08
Nov
08

Pumpkin 2008 and the Arduino Project

I guess this is becoming somewhat of a tradition.  Last year for Halloween, I carved the Pirates logo into my pumpkin.  This year, I decided to spend less time on the carving and more time on the lighting:

After the break, I have some info on the Arduino project and how I got involved.

A couple of months ago, I bought an Arduino Diecimila microcontroller board after getting interested in the Arduino project while working on my exercise bike project.  Basically, these boards have a set of input and output pins that can be used to interface with switches, sensors, and output devices like LEDs.  In addition to the board, the project produces an open-source integrated software development environment that enables you to write code for controlling the microcontroller and upload it to the board via a USB cable.  The programming language involved uses syntax similar to C++, so you don’t need to learn how to program in a controller-specific assembly language.  Plus, since uploading and running your code on the board is quick and easy, the system is straightforward and convenient to debug.

The thing that’s great about the project is how easy it is to get started.  I actually bought an Arduino starter pack, which includes pretty much everything you need to start making cool projects. After I got it, I began by writing a program to light up patterns in a row of LEDs that came in the starter pack.  This was followed by an application to the exercise bike project: I built a little optical tachometer (using an LED and a photocell from the starter pack) and wrote code to send RPM data back to my computer over the USB connection (actually serial over USB).

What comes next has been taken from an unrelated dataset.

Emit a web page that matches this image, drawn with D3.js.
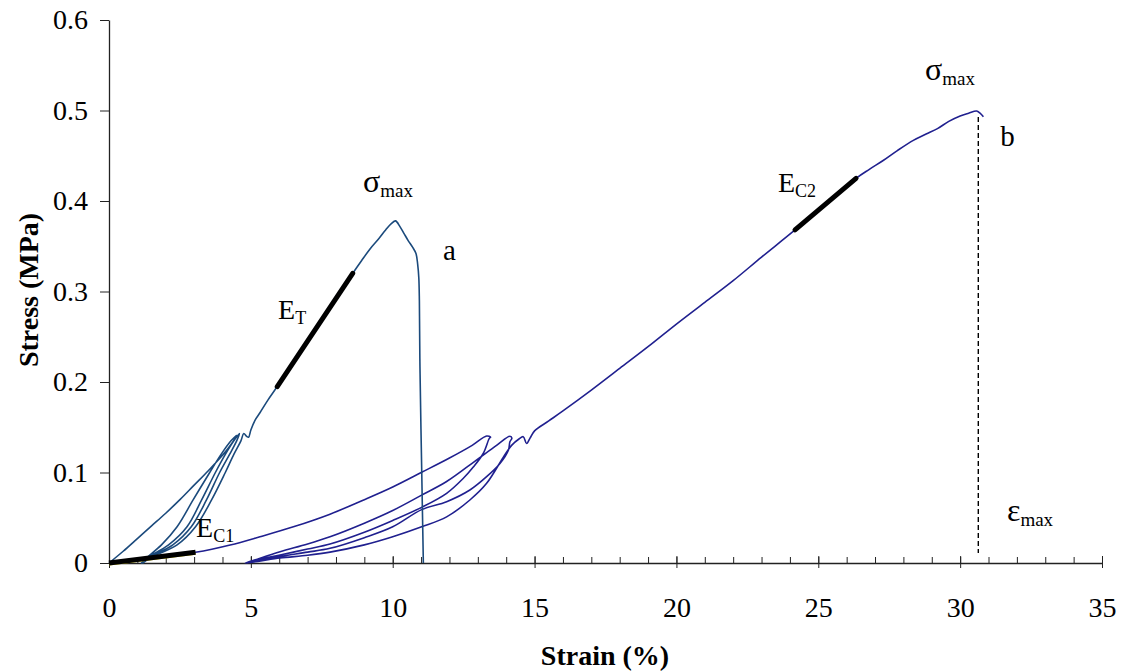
<!DOCTYPE html>
<html><head><meta charset="utf-8">
<script src="https://cdn.jsdelivr.net/npm/d3@7"></script>
<style>body{margin:0;background:#fff} svg{display:block} text{font-family:"Liberation Serif","Times New Roman",serif}</style>
</head><body>
<svg id="chart" width="1125" height="671"></svg>
<script>
// ---- data ----
const xTickValues = [0, 5, 10, 15, 20, 25, 30, 35];
const xTickLabels = ["0", "5", "10", "15", "20", "25", "30", "35"];
const xMinorTicks = d3.range(0, 36, 1);
const yTickValues = [0, 0.1, 0.2, 0.3, 0.4, 0.5, 0.6];
const yTickLabels = ["0", "0.1", "0.2", "0.3", "0.4", "0.5", "0.6"];

// curve a: cyclic loading then tension to failure
const strainA = [0,0.5,1,1.5,2,2.5,3,3.5,4,4.3,4.5,
  4.3,3.95,3.55,2.97,2.4,1.85,1.3,1.15,
  1.3,2.1,2.75,3.27,3.75,4.1,4.4,4.6,
  4.5,4.25,3.9,3.44,2.9,2.25,1.35,1.2,
  1.4,2.4,3.05,3.62,4.1,4.4,4.65,4.75,4.85,4.92,5.0,5.15,5.32,5.6,5.93,
  6.5,7,7.5,8,8.59,8.9,9.2,9.5,9.75,9.95,10.1,10.25,10.4,10.55,10.7,10.82,10.88,10.92,10.94,10.96,11.02,11.08];
const stressA = [0,0.013,0.027,0.041,0.055,0.070,0.086,0.102,0.119,0.131,0.141,
  0.135,0.12,0.10,0.07,0.04,0.02,0.005,0,
  0.005,0.02,0.04,0.07,0.10,0.12,0.135,0.143,
  0.135,0.12,0.10,0.07,0.04,0.02,0.005,0,
  0.005,0.02,0.04,0.07,0.10,0.12,0.135,0.143,0.140,0.139,0.147,0.158,0.166,0.180,0.195,
  0.222,0.245,0.270,0.294,0.320,0.334,0.347,0.358,0.368,0.375,0.378,0.372,0.364,0.356,0.349,0.342,0.330,0.315,0.290,0.217,0.106,0];

// curve b: cyclic loading then long loading to sigma max
const strainB = [0,1,2,3.05,4.27,5.32,6.5,7.79,9,10,11.02,12,12.8,13.31,13.45,
  13.41,13.19,12.84,12.49,11.9,11.02,10,9,7.79,7,6.03,5.3,4.8,
  5.3,6.03,7,7.79,9,10,11.02,11.9,12.96,13.66,14.13,14.2,
  14.13,14.08,13.78,13.31,12.72,11.9,11.02,10,9,7.79,7,6.03,5.3,4.85,
  5.3,6.03,7,7.79,9,10,11.02,11.9,12.72,13.31,13.9,14.19,14.45,14.6,14.72,14.84,15.0,
  15.5,16,17,18,19,20,21,22,23,24.18,26.33,
  26.8,27.3,27.8,28.35,28.8,29.2,29.6,30.0,30.3,30.58,30.7,30.82];
const stressB = [0,0.0035,0.0075,0.0118,0.0199,0.029,0.040,0.054,0.070,0.084,0.1002,0.116,0.130,0.1403,0.139,
  0.138,0.121,0.106,0.0936,0.077,0.0615,0.047,0.034,0.021,0.0155,0.0088,0.004,0,
  0.005,0.0125,0.021,0.029,0.044,0.058,0.075,0.090,0.114,0.130,0.140,0.138,
  0.134,0.125,0.110,0.0954,0.0807,0.0678,0.059,0.040,0.028,0.0162,0.012,0.0073,0.003,0,
  0.002,0.0055,0.0085,0.012,0.020,0.029,0.040,0.051,0.0696,0.088,0.117,0.130,0.137,0.1396,0.132,0.138,0.146,
  0.157,0.168,0.191,0.215,0.239,0.264,0.288,0.312,0.338,0.368,0.425,
  0.435,0.445,0.456,0.467,0.474,0.480,0.488,0.494,0.497,0.4994,0.497,0.493];

// modulus fit segments
const ec1Strain = [0, 3.05], ec1Stress = [0, 0.0118];
const etStrain = [5.93, 8.59], etStress = [0.195, 0.320];
const ec2Strain = [24.18, 26.33], ec2Stress = [0.368, 0.425];
const epsMaxStrain = 30.64, sigmaMaxB = 0.4994;

// ---- drawing ----
const FONT = "Liberation Serif";
const svg = d3.select("#chart");
const x = d3.scaleLinear().domain([0, 35]).range([109, 1102]);
const y = d3.scaleLinear().domain([0, 0.6]).range([563, 20]);
const axisColor = "#222";

// x axis: minor ticks (inside)
const gxm = svg.append("g").attr("transform", `translate(0,${y(0)})`)
  .call(d3.axisBottom(x).tickValues(xMinorTicks).tickSize(-6).tickSizeOuter(0).tickFormat(""));
gxm.select(".domain").attr("stroke", axisColor).attr("stroke-width", 1.3);
gxm.selectAll(".tick line").attr("stroke", axisColor);

// x axis: major ticks crossing the axis
const gx = svg.append("g").attr("transform", `translate(0,${y(0)})`)
  .call(d3.axisBottom(x).tickValues(xTickValues).tickSize(5).tickSizeOuter(0)
    .tickPadding(29).tickFormat((d, i) => xTickLabels[i]));
gx.attr("font-family", FONT);
gx.select(".domain").remove();
gx.selectAll(".tick line").attr("y1", -7).attr("y2", 5).attr("stroke", axisColor);
gx.selectAll(".tick text").attr("font-family", FONT).attr("font-size", 28).attr("fill", "#000");

// y axis
const gy = svg.append("g").attr("transform", `translate(${x(0)},0)`)
  .call(d3.axisLeft(y).tickValues(yTickValues).tickSize(9).tickSizeOuter(0)
    .tickPadding(12).tickFormat((d, i) => yTickLabels[i]));
gy.attr("font-family", FONT);
gy.select(".domain").attr("stroke", axisColor).attr("stroke-width", 1.3);
gy.selectAll(".tick line").attr("stroke", axisColor);
gy.selectAll(".tick text").attr("font-family", FONT).attr("font-size", 28).attr("fill", "#000");

// axis titles
svg.append("text").attr("x", 605).attr("y", 665).attr("text-anchor", "middle")
  .attr("font-family", FONT).attr("font-weight", "bold").attr("font-size", 28).text("Strain (%)");
svg.append("text").attr("transform", "translate(38,290) rotate(-90)").attr("text-anchor", "middle")
  .attr("font-family", FONT).attr("font-weight", "bold").attr("font-size", 28).text("Stress (MPa)");

const line = d3.line().x(d => x(d[0])).y(d => y(d[1])).curve(d3.curveCatmullRom.alpha(0.5));
const straight = d3.line().x(d => x(d[0])).y(d => y(d[1]));
const zip = (a, b) => a.map((v, i) => [v, b[i]]);

// curve b
svg.append("path").datum(zip(strainB, stressB)).attr("d", line)
  .attr("fill", "none").attr("stroke", "#20208f").attr("stroke-width", 1.6).attr("stroke-linejoin", "round");
// curve a
svg.append("path").datum(zip(strainA, stressA)).attr("d", line)
  .attr("fill", "none").attr("stroke", "#1b4a7c").attr("stroke-width", 1.6).attr("stroke-linejoin", "round");

// E_C1 (yellow underlay + black fit)
svg.append("path").datum(zip(ec1Strain, ec1Stress)).attr("d", straight)
  .attr("fill", "none").attr("stroke", "#e8d800").attr("stroke-width", 2).attr("transform", "translate(0,1.5)");
svg.append("path").datum(zip(ec1Strain, ec1Stress)).attr("d", straight)
  .attr("fill", "none").attr("stroke", "#000").attr("stroke-width", 5);
// E_T, E_C2
[[etStrain, etStress], [ec2Strain, ec2Stress]].forEach(([s, t]) => {
  svg.append("path").datum(zip(s, t)).attr("d", straight)
    .attr("fill", "none").attr("stroke", "#000").attr("stroke-width", 5).attr("stroke-linecap", "round");
});

// dashed eps max line
svg.append("line").attr("x1", x(epsMaxStrain)).attr("x2", x(epsMaxStrain))
  .attr("y1", y(sigmaMaxB) + 6).attr("y2", y(0) - 10)
  .attr("stroke", "#000").attr("stroke-width", 1.4).attr("stroke-dasharray", "5,3");

// annotations
function label(px, py, main, sub, mainSize, subSize) {
  const t = svg.append("text").attr("x", px).attr("y", py).attr("font-family", FONT)
    .attr("font-size", mainSize).attr("fill", "#000");
  t.append("tspan").text(main);
  if (sub) t.append("tspan").attr("font-size", subSize).attr("dy", 5).text(sub);
}
label(x(8.95), y(0.41), "σ", "max", 32, 19);
label(x(11.77), y(0.335), "a", null, 29);
label(x(5.96), y(0.27), "E", "T", 28, 18);
label(x(3.07), y(0.0287), "E", "C1", 28, 18);
label(x(23.58), y(0.41), "E", "C2", 28, 18);
label(x(28.76), y(0.534), "σ", "max", 32, 19);
label(x(31.41), y(0.461), "b", null, 29);
label(x(31.65), y(0.0464), "ε", "max", 32, 19);
</script>
</body></html>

One night I was up by myself and I thought that my 4-year old daughter might get a kick out of a little device that could sweep through the colors of the rainbow.  I had red, green, and blue LEDs, so it was actually pretty simple to get it working using the Arduino and the protoshield from the starter pack.  With maybe about 2 weeks remaining before Halloween, it occurred to me that I should put this type of device inside my pumpkin.  However, the LEDs I had used in my little prototype seemed a bit anemic for a pumpkin to be displayed outdoors – I needed to find something better.

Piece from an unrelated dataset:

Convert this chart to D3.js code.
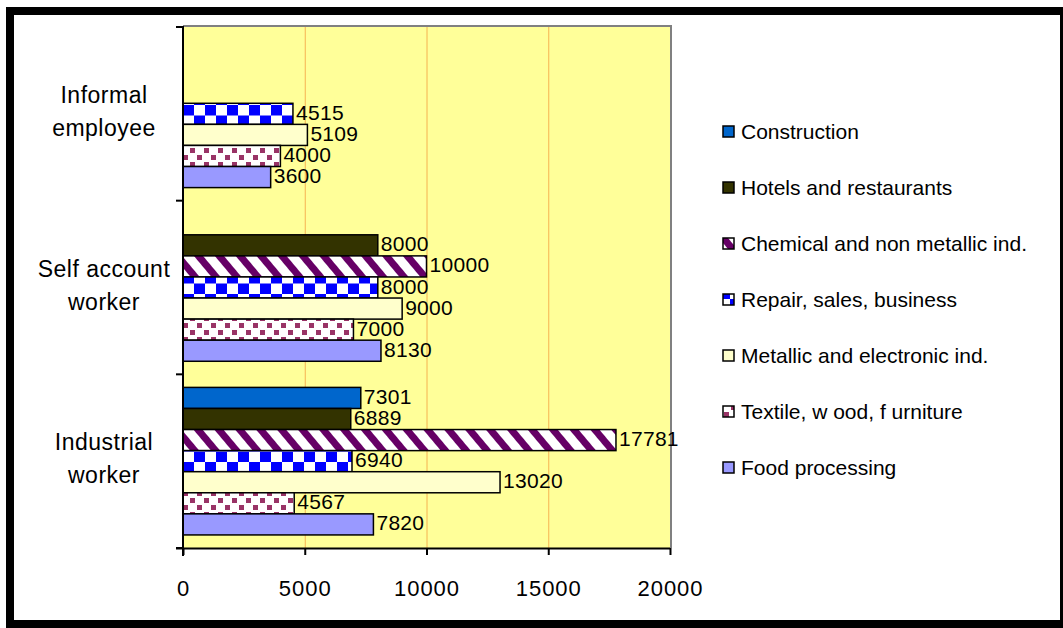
<!DOCTYPE html>
<html><head><meta charset="utf-8">
<script src="https://cdn.jsdelivr.net/npm/d3@7"></script>
<style>body{margin:0;background:#fff}svg{display:block;font-family:"Liberation Sans",Arial,sans-serif}</style>
</head><body>
<svg id="c" width="1063" height="628"></svg>
<script>
const categories = ["Informal employee", "Self account worker", "Industrial worker"];
const categoryLines = [["Informal","employee"],["Self account","worker"],["Industrial","worker"]];
// series, listed top slot first
const seriesNames = ["Construction","Hotels and restaurants","Chemical and non metallic ind.","Repair, sales, business","Metallic and electronic ind.","Textile, w ood, f urniture","Food processing"];
const construction = [null, null, 7301];
const hotels = [null, 8000, 6889];
const chemical = [null, 10000, 17781];
const repair = [4515, 8000, 6940];
const metallic = [5109, 9000, 13020];
const textile = [4000, 7000, 4567];
const food = [3600, 8130, 7820];
const xTicks = [0, 5000, 10000, 15000, 20000];

const seriesValues = [construction, hotels, chemical, repair, metallic, textile, food];
const fills = ["#0066CC","#333300","url(#pChem)","url(#pRepair)","#FFFFCC","url(#pTex)","#9999FF"];

const svg = d3.select("#c");
const defs = svg.append("defs");
// diagonal stripes
const pc = defs.append("pattern").attr("id","pChem").attr("patternUnits","userSpaceOnUse").attr("width",16).attr("height",16).attr("patternTransform","rotate(-40)");
pc.append("rect").attr("width",16).attr("height",16).attr("fill","#fff");
pc.append("rect").attr("width",7).attr("height",16).attr("fill","#660066");
// checkerboard
const pr = defs.append("pattern").attr("id","pRepair").attr("patternUnits","userSpaceOnUse").attr("width",22).attr("height",21).attr("x",183).attr("y",0);
pr.append("rect").attr("width",22).attr("height",21).attr("fill","#fff");
pr.append("rect").attr("width",11).attr("height",10.5).attr("fill","#0000FF");
pr.append("rect").attr("x",11).attr("y",10.5).attr("width",11).attr("height",10.5).attr("fill","#0000FF");
// dotted
const pt = defs.append("pattern").attr("id","pTex").attr("patternUnits","userSpaceOnUse").attr("width",14).attr("height",14);
pt.append("rect").attr("width",14).attr("height",14).attr("fill","#fff");
pt.append("rect").attr("x",1).attr("y",1).attr("width",5).attr("height",5).attr("fill","#993366");
pt.append("rect").attr("x",8).attr("y",8).attr("width",5).attr("height",5).attr("fill","#993366");

// outer frame
svg.append("rect").attr("x",10).attr("y",11).attr("width",1050.5).attr("height",613).attr("fill","none").attr("stroke","#000").attr("stroke-width",8);
svg.append("rect").attr("x",1060).attr("y",11).attr("width",2).attr("height",613).attr("fill","#000");
svg.append("rect").attr("x",14).attr("y",15).attr("width",1046).attr("height",605).attr("fill","#fff");

const L = 183, R = 670, T = 27, B = 548;
const x = d3.scaleLinear().domain([0,20000]).range([L,R]);
const y = d3.scaleBand().domain(categories).range([T,B]);
const inner = d3.scaleBand().domain(d3.range(7)).range([0, y.bandwidth()]).paddingOuter(0.62);

svg.append("rect").attr("x",L).attr("y",T).attr("width",R-L).attr("height",B-T).attr("fill","#FFFF99");
svg.append("path").attr("d",`M${L},${T-1}H${R+1}V${B}`).attr("fill","none").attr("stroke","#808080").attr("stroke-width",2);

svg.append("g").selectAll("line").data(xTicks.slice(1,-1)).join("line")
  .attr("x1",d=>x(d)+0.5).attr("x2",d=>x(d)+0.5).attr("y1",T).attr("y2",B)
  .attr("stroke","#F5A040").attr("stroke-width",1).attr("opacity",0.8);

const bars = [];
seriesValues.forEach((vals,si)=>vals.forEach((v,ci)=>{ if(v!=null) bars.push({si,ci,v}); }));
const bh = inner.bandwidth();
svg.append("g").selectAll("rect").data(bars).join("rect")
  .attr("x",L).attr("y",d=>y(categories[d.ci])+inner(d.si))
  .attr("width",d=>x(d.v)-L).attr("height",bh)
  .attr("fill",d=>fills[d.si]).attr("stroke","#000").attr("stroke-width",1.5);
svg.append("g").selectAll("text").data(bars).join("text")
  .attr("x",d=>x(d.v)+3).attr("y",d=>y(categories[d.ci])+inner(d.si)+bh/2-1.5)
  .attr("dy","0.36em").attr("font-size",21).attr("letter-spacing",0.3).attr("fill","#000").text(d=>d.v);

// axes
const xa = svg.append("g").attr("transform",`translate(0,${B})`)
  .call(d3.axisBottom(x).tickValues(xTicks).tickSize(7).tickSizeOuter(0).tickPadding(25).tickFormat(d3.format("d")));
xa.select(".domain").attr("d",`M${L-7},0.5H${R}`).attr("stroke","#000").attr("stroke-width",2);
xa.selectAll(".tick line").attr("stroke","#000").attr("stroke-width",2);
xa.selectAll(".tick text").attr("font-size",22).attr("letter-spacing",1).attr("font-family","Liberation Sans, Arial, sans-serif").attr("fill","#000");

const ya = svg.append("g");
ya.append("line").attr("x1",L).attr("x2",L).attr("y1",T-1).attr("y2",B+8).attr("stroke","#000").attr("stroke-width",2);
ya.selectAll(".tk").data([T, ...categories.map(c=>y(c)+y.bandwidth())]).join("line")
  .attr("x1",L-7).attr("x2",L).attr("y1",d=>d).attr("y2",d=>d).attr("stroke","#000").attr("stroke-width",2);
const cl = svg.append("g").selectAll("text").data(categories).join("text")
  .attr("x",104).attr("y",d=>y(d)+y.bandwidth()/2-11).attr("text-anchor","middle").attr("font-size",23).attr("letter-spacing",0.5).attr("fill","#000");
cl.selectAll("tspan").data((d,i)=>categoryLines[i]).join("tspan")
  .attr("x",104).attr("dy",(d,i)=>i===0?"0":"33px").text(d=>d);

// legend
const lg = svg.append("g").selectAll("g").data(seriesNames).join("g")
  .attr("transform",(d,i)=>`translate(723,${131+i*56})`);
lg.append("rect").attr("x",0).attr("y",-5).attr("width",11).attr("height",11)
  .attr("fill",(d,i)=>fills[i]).attr("stroke","#000").attr("stroke-width",1.5);
lg.append("text").attr("x",18).attr("y",0).attr("dy","0.36em").attr("font-size",21).attr("fill","#000").text(d=>d);
</script>
</body></html>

I ended up settling on a high-power RGB LED array that I bought from SparkFun Electronics (which also carries a full line of Arduino boards and lots of other cool stuff).  The Arduino is connected to a prototyping breadboard which contains the various resistors, potentiometers, and transistors needed to drive the high-power LEDs.  This intermediate set of circuits was necessary because the LEDs I used can take up to 350mA, while the Arduino can only supply about 20mA per pin.  Other than the Arduino board and the LED array, I got all the components used in this project from Radio Shack and You-Do-It Electronics Center.  Thanks to my parents-in-law for the gift card that covered my Radio Shack purchases and thanks to Ricky Hardy for the ride to You-Do-It Electronics.

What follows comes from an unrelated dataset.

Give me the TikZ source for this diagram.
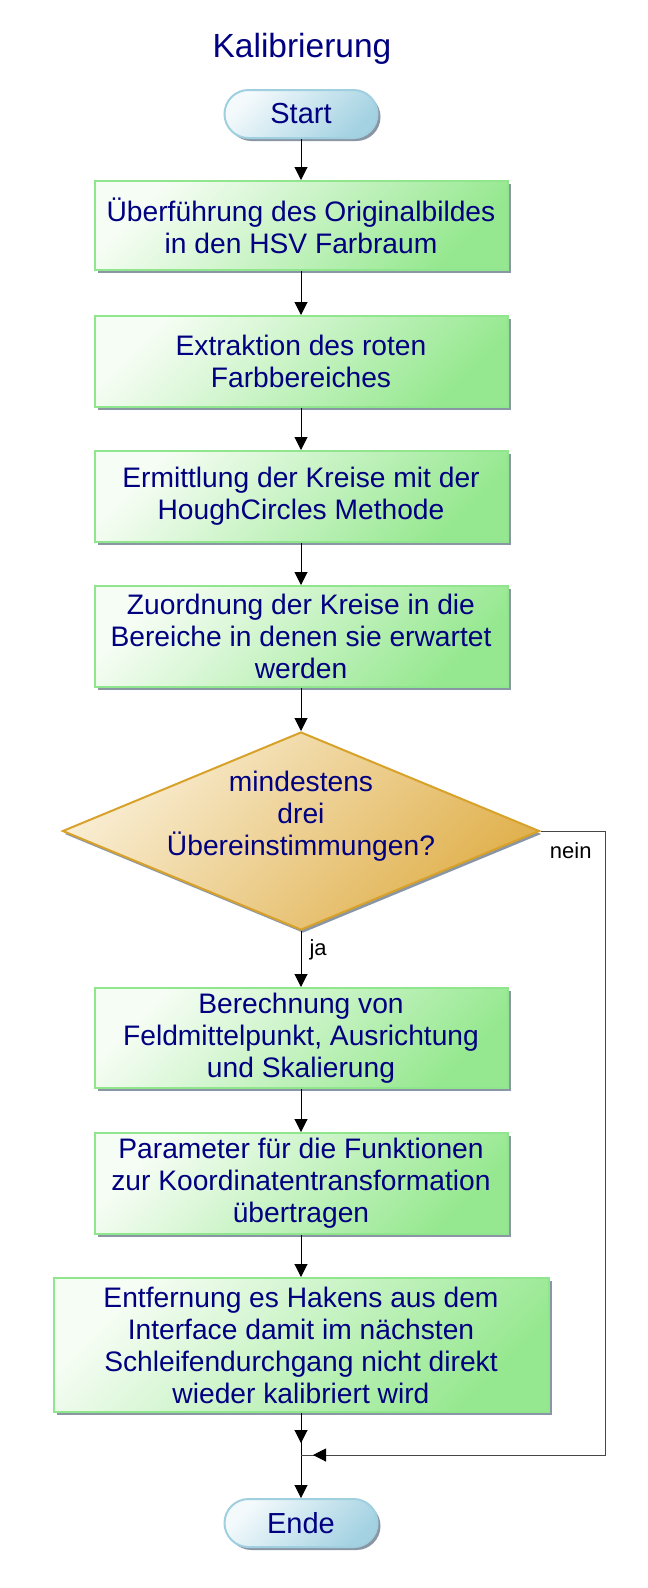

In the end, the project was a lot of fun.  I learned a lot and I got a lot of positive feedback from friends and neighbors about the pumpkin.  If you have any questions or comments, please leave them for me below.


1 Response to “Pumpkin 2008 and the Arduino Project”


  1. 1 Colin
    November 11, 2008 at 12:40 pm

    Addendum: In retrospect, this project would have been neater if I had used an Arduino Stamp, a BoArduino, or an Arduino Nano, since those all would have fit directly on the breadboard. Unfortunately, other than the USB BoArduino, which comes as a kit, these boards are substantially more expensive than the standard Arduino, either inately (in the case of the Nano) or when you factor in the cost of the required USB connector board in the case of the Stamp.

    Ideally, I’d like to get the Arduino Stamp or the USB BoArduino for prototyping but then use the Arduino Pro Mini for long-term projects where I need to leave the Arduino inside an enclosure without a USB connection. I guess I should add these things to my Christmas wish list.